L'Arabie saoudite a publié dans la nuit une rare déclaration rejetant l'idée d'un transfert et réaffirmant qu'elle ne normalisera pas ses relations avec Israël - un objectif clé de l'administration Trump - sans la création d'un État palestinien incluant la bande de Gaza.

 

La proposition risque également de compromettre le cessez-le-feu à Gaza et la poursuite de la libération des otages pris lors de l'attaque du Hamas du 7 octobre 2023, qui a déclenché la guerre. M. Trump a revendiqué le mérite d'avoir négocié la trêve, mais son avenir est désormais plus incertain.

Refus des Palestiniens

Les Palestiniens considèrent Gaza comme une partie intégrante de leur patrie et aspirent à un État indépendant à Gaza, en Cisjordanie et à Jérusalem-Est, territoires dont Israël s'est emparé lors de la guerre de 1967 au Proche-Orient.

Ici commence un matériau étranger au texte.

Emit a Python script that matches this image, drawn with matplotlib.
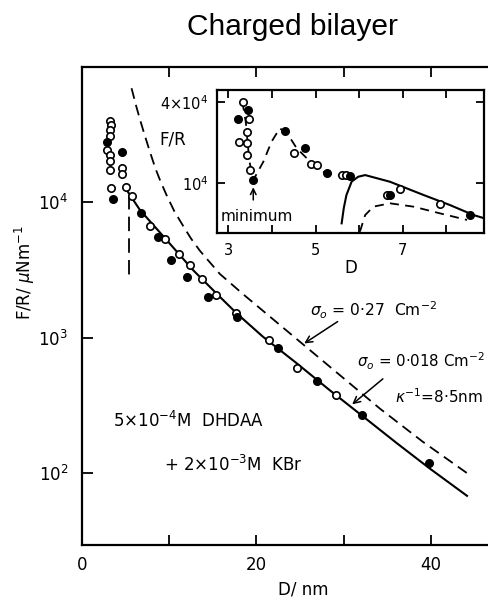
import matplotlib
matplotlib.use("Agg")
import matplotlib.pyplot as plt
from matplotlib.ticker import FixedLocator, FixedFormatter, NullLocator

plt.rcParams["font.family"] = ["DejaVu Sans"]
plt.rcParams["mathtext.fontset"] = "dejavusans"

# ---- main panel: force/radius vs separation ----
open_d = [3.21, 3.28, 3.21, 3.21, 2.83, 3.21, 3.21, 3.21, 3.33, 4.54, 4.54,
          5.04, 5.68, 7.76, 9.55, 11.13, 12.42, 13.71, 15.39, 17.67, 21.44,
          24.61, 29.07]
open_f = [39600, 37000, 34000, 30700, 24200, 22200, 20100, 17200, 12700,
          17700, 16000, 12800, 11100, 6650, 5300, 4110, 3430, 2690, 2060,
          1520, 960, 595, 377]

filled_d = [2.83, 3.59, 4.58, 6.77, 8.75, 10.24, 12.07, 14.45, 17.72, 22.43,
            26.99, 32.04, 39.77]
filled_f = [27700, 10500, 23400, 8250, 5540, 3730, 2780, 2000, 1420, 831,
            478, 268, 119]

# theory, sigma0 = 0.018 C m^-2
low_d = [5.12, 6.64, 9.70, 12.72, 15.79, 17.72, 20.74, 24.61, 28.37, 32.24,
         36.10, 39.87, 44.13]
low_f = [12260, 8730, 5240, 3150, 2000, 1510, 1014, 646, 410, 261, 166,
         108, 68]

# theory, sigma0 = 0.27 C m^-2
high_d = [5.68, 6.20, 6.64, 7.20, 7.79, 8.40, 8.94, 9.70, 10.60, 11.63,
          12.50, 13.51, 15.79, 18.46, 25.20, 29.56, 34.12, 39.08, 44.13]
high_f = [69000, 51300, 40700, 30900, 23400, 17800, 14500, 11200, 8500,
          6600, 5370, 4370, 2950, 2090, 906, 528, 300, 170, 100]

jump_d = [5.42, 5.42]
jump_f = [11270, 2810]

# ---- inset: short-range region ----
in_open_d = [3.34, 3.48, 3.43, 3.25, 3.43, 3.42, 3.49, 4.51, 4.90, 5.03,
             5.60, 5.70, 6.64, 6.93, 7.85]
in_open_f = [39600, 29600, 23900, 19960, 19600, 16100, 12400, 16500, 13700,
             13500, 11500, 11400, 8150, 8930, 6910]
in_filled_d = [3.46, 3.23, 3.57, 4.30, 4.76, 5.26, 5.80, 6.72, 8.55]
in_filled_f = [34700, 29600, 10470, 24400, 18000, 11900, 11300, 8150, 5750]

in_osc_d = [3.32, 3.40, 3.44, 3.48, 3.57, 3.80, 3.99, 4.18, 4.37, 4.57,
            4.80, 5.03, 5.26, 5.56, 5.75]
in_osc_f = [40000, 28000, 20000, 14500, 10470, 14300, 20200, 25400, 22700,
            18000, 15200, 12800, 11700, 11400, 11300]

in_solid_d = [5.60, 5.65, 5.71, 5.83, 5.98, 6.14, 6.71, 7.48, 8.09, 8.63, 8.87]
in_solid_f = [4990, 6500, 8100, 10200, 11080, 11400, 10170, 8110, 6820,
              5750, 5450]

in_dash_d = [6.02, 6.14, 6.33, 6.71, 7.25, 7.86, 8.48]
in_dash_f = [4330, 5750, 6640, 7030, 6640, 5920, 5290]

W, H = 489, 599
fig = plt.figure(figsize=(W / 100, H / 100), dpi=100)

ax = fig.add_axes([82 / W, 1 - 545 / H, (W - 82) / W, (545 - 67) / H])
ax.set_yscale("log")
ax.set_xlim(0, 46.65)
ax.set_ylim(29.5, 99000)
for s in ["left", "bottom", "top"]:
    ax.spines[s].set_linewidth(1.6)
ax.spines["right"].set_visible(False)

ax.xaxis.set_major_locator(FixedLocator([0, 10, 20, 30, 40]))
ax.xaxis.set_major_formatter(FixedFormatter(["0", "", "20", "", "40"]))
ax.xaxis.set_minor_locator(NullLocator())
ax.yaxis.set_major_locator(FixedLocator([1e2, 1e3, 1e4]))
ax.yaxis.set_major_formatter(FixedFormatter([r"$10^2$", r"$10^3$", r"$10^4$"]))
ax.yaxis.set_minor_locator(NullLocator())
ax.tick_params(axis="x", direction="in", top=True, length=7, width=1.3,
               labelsize=12, pad=8)
ax.tick_params(axis="y", direction="in", right=False, length=8, width=1.3,
               labelsize=12, pad=10)

mk = dict(ms=5.3, mew=1.2, ls="none", mec="black")
ax.plot(low_d, low_f, color="black", lw=1.5)
ax.plot(high_d, high_f, color="black", lw=1.3, dashes=(6, 3.5))
ax.plot(jump_d, jump_f, color="black", lw=1.3, dashes=(8, 4))
ax.plot(open_d, open_f, marker="o", mfc="white", **mk)
ax.plot(filled_d, filled_f, marker="o", mfc="black", **mk)

ax.set_xlabel("D/ nm", fontsize=12)
ax.xaxis.set_label_coords((303 - 82) / (W - 82), -0.074)
ax.set_ylabel(r"F/R/ $\mu$Nm$^{-1}$", fontsize=12)
ax.yaxis.set_label_coords((37 - 82) / (W - 82), (545 - 273) / (545 - 67))

ax.text(3.6, 10 ** (4 - (421 - 202) / 135.5),
        r"5×10$^{-4}$M  DHDAA", fontsize=12, va="center")
ax.text(9.4, 10 ** (4 - (465 - 202) / 135.5),
        r"+ 2×10$^{-3}$M  KBr", fontsize=12, va="center")
ax.text(26.1, 10 ** (4 - (310 - 202) / 135.5),
        r"$\sigma_o$ = 0·27  Cm$^{-2}$", fontsize=11.2, va="center")
ax.text(31.5, 10 ** (4 - (361 - 202) / 135.5),
        r"$\sigma_o$ = 0·018 Cm$^{-2}$", fontsize=10.8, va="center")
ax.text(35.9, 10 ** (4 - (397 - 202) / 135.5),
        r"$\kappa^{-1}$=8·5nm", fontsize=11, va="center")
ax.text(8.9, 10 ** (4 - (140 - 202) / 135.5), "F/R", fontsize=12,
        va="center")

arrow = dict(arrowstyle="->", color="black", lw=1.1, mutation_scale=12)
ax.annotate("", xy=(25.2, 881), xytext=(29.57, 1346), arrowprops=arrow)
ax.annotate("", xy=(30.72, 312), xytext=(34.73, 511), arrowprops=arrow)

fig.text(292 / W, 1 - 35 / H, "Charged bilayer", fontsize=21.5,
         family="Liberation Sans", ha="center", va="baseline")

# ---- inset ----
ins = fig.add_axes([216.7 / W, 1 - 233 / H, (484 - 216.7) / W,
                    (233 - 90) / H])
ins.set_facecolor("white")
ins.set_yscale("log")
ins.set_xlim(2.73, 8.87)
ins.set_ylim(4230, 48900)
for s in ins.spines.values():
    s.set_linewidth(1.6)
ins.xaxis.set_major_locator(FixedLocator([3, 4, 5, 6, 7, 8]))
ins.xaxis.set_major_formatter(FixedFormatter(["3", "", "5", "", "7", ""]))
ins.xaxis.set_minor_locator(NullLocator())
ins.yaxis.set_major_locator(FixedLocator([1e4, 4e4]))
ins.yaxis.set_major_formatter(FixedFormatter([r"$10^4$", r"4×10$^4$"]))
ins.yaxis.set_minor_locator(NullLocator())
ins.tick_params(axis="both", direction="in", top=True, right=True, length=6,
                width=1.3, labelsize=10.5)
ins.tick_params(axis="x", pad=7)
ins.tick_params(axis="y", pad=6)
ins.set_xlabel("D", fontsize=12, labelpad=1)

ins.plot(in_osc_d, in_osc_f, color="black", lw=1.3, dashes=(5, 3.5))
ins.plot(in_solid_d, in_solid_f, color="black", lw=1.5)
ins.plot(in_dash_d, in_dash_f, color="black", lw=1.3, dashes=(5, 3.5))
ins.plot(in_open_d, in_open_f, marker="o", mfc="white", **mk)
ins.plot(in_filled_d, in_filled_f, marker="o", mfc="black", **mk)

ins.text(2.81, 5650, "minimum", fontsize=11, va="center")
ins.annotate("", xy=(3.57, 9700), xytext=(3.57, 7100),
             arrowprops=dict(arrowstyle="->", color="black", lw=1.1,
                             mutation_scale=10))

fig.savefig("out.png", dpi=100)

La plupart des habitants de Gaza sont des descendants de réfugiés de la guerre de 1948 qui a entouré la création d'Israël, lorsque des centaines de milliers de Palestiniens ont fui ou ont été chassés de ce qui est aujourd'hui Israël. Ils n'ont pas été autorisés à rentrer chez eux car ils auraient été plus nombreux que la population juive du nouvel État.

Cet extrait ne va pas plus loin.